Final Course Project – 2020
For the final course project, you are required to handle a small size collection of twitter data, gathered during the 3rd game of the 2018 NBA Finals between Cleveland Cavaliers and Golden State Warriors. Data are publicly available at this link. There, you can find a detailed description of data and the following files:
- TweetsNBA.csv: 51,425 observations, 44 columns (27.24 MB);
- locations.csv: 4,136 observations, 3 columns (122.64 KB);
- TweetsNBA.json: 51,425 observations, more than 100 fields (348.56 MB).
If you want to have further info on data structure and content check the Tweet Data Dictionary.
Note:
- You can ignore locations.csv file;
- At Microsoft Teams (Assignments->Files), you can find:
- psql_cleaned.json : cleaned version of TweetsNBA.json to load into PostgreSQL
- mongo_cleaned.json : cleaned version of TweetsNBA.json to load into MongoDB
Task
Your task is to prepare data to be analyzed later by a senior data scientist. In particular, you are required to (A) clean and structure raw data, and (B) provide some useful insights.
A: To perform data cleaning, structuring, and manipulation, you can use either PostgreSQL or MongoDB. The expected result is a well-designed dataset that complies with the specific approach of the two DBMS.

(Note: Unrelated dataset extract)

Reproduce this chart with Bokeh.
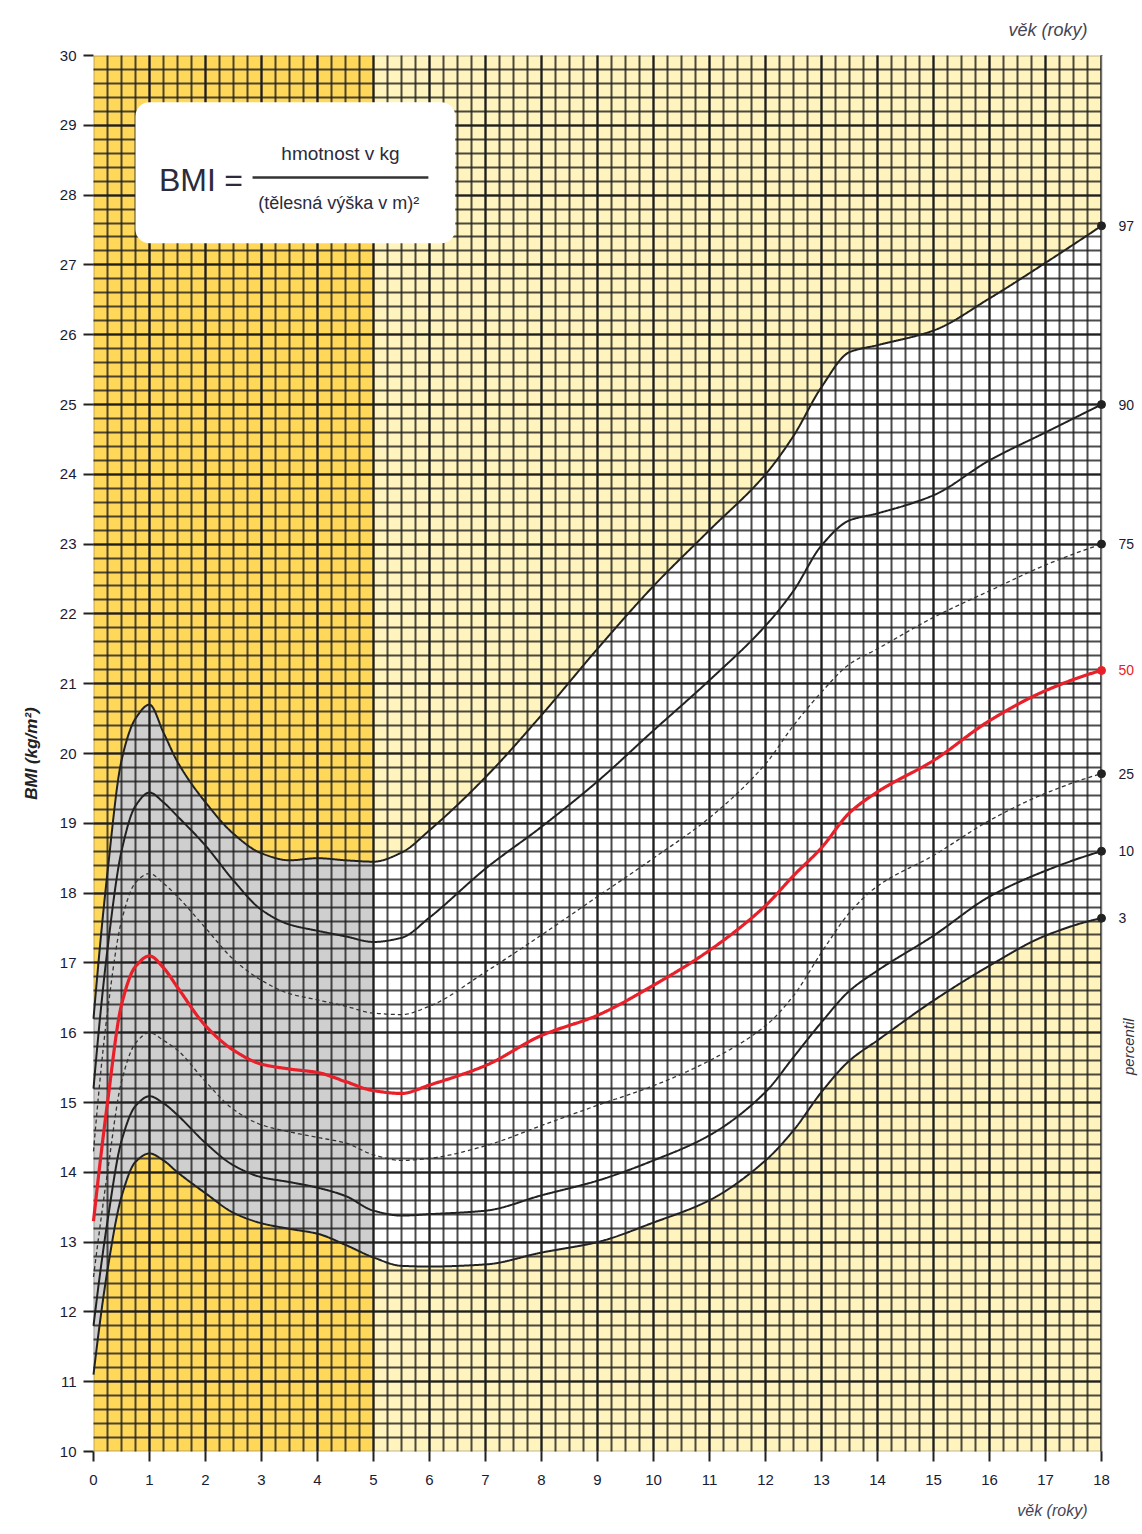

B: To provide useful insights, you can leverage either on SQL or MongoDB query language. The expected result is a set of descriptive statistics that depicts some interesting trends or noteworthy data characteristics.
The senior data scientist should be able to (i) clearly understand your strategy for data handling, (ii) easily interact with the processed data, and (iii) get some useful knowledge of the dataset. You can also provide additional analysis with PySpark (e.g. you may want to leverage on the MLlib library). In so doing, you can also suggest future research directions given the analysis provided.
References
Working with NBA and Twitter data is not uncommon in management disciplines. You may want to look at the following references:
- Examining the “I” in team: A longitudinal investigation of the influence of team narcissism composition on team outcomes in the NBA
- Who Loses When a Team Wins? Better Performance Increases Racial Bias
- Using Retweets When Shaping Our Online Persona: Topic Modeling Approach
Deliverables
By July 17 (8:00 PM, London time), groups are required to upload:
- SQL/JS/Python scripts;
- Supporting documentation (accepted format: .md, .docx, or .pdf generated via LaTeX) containing:
- a detailed justification of your design choices;
- a clear and concise description of the insights coming from descriptive statistics obtained;
- a clear and concise description of further insights and results obtained analyzing data through PySpark (not mandatory).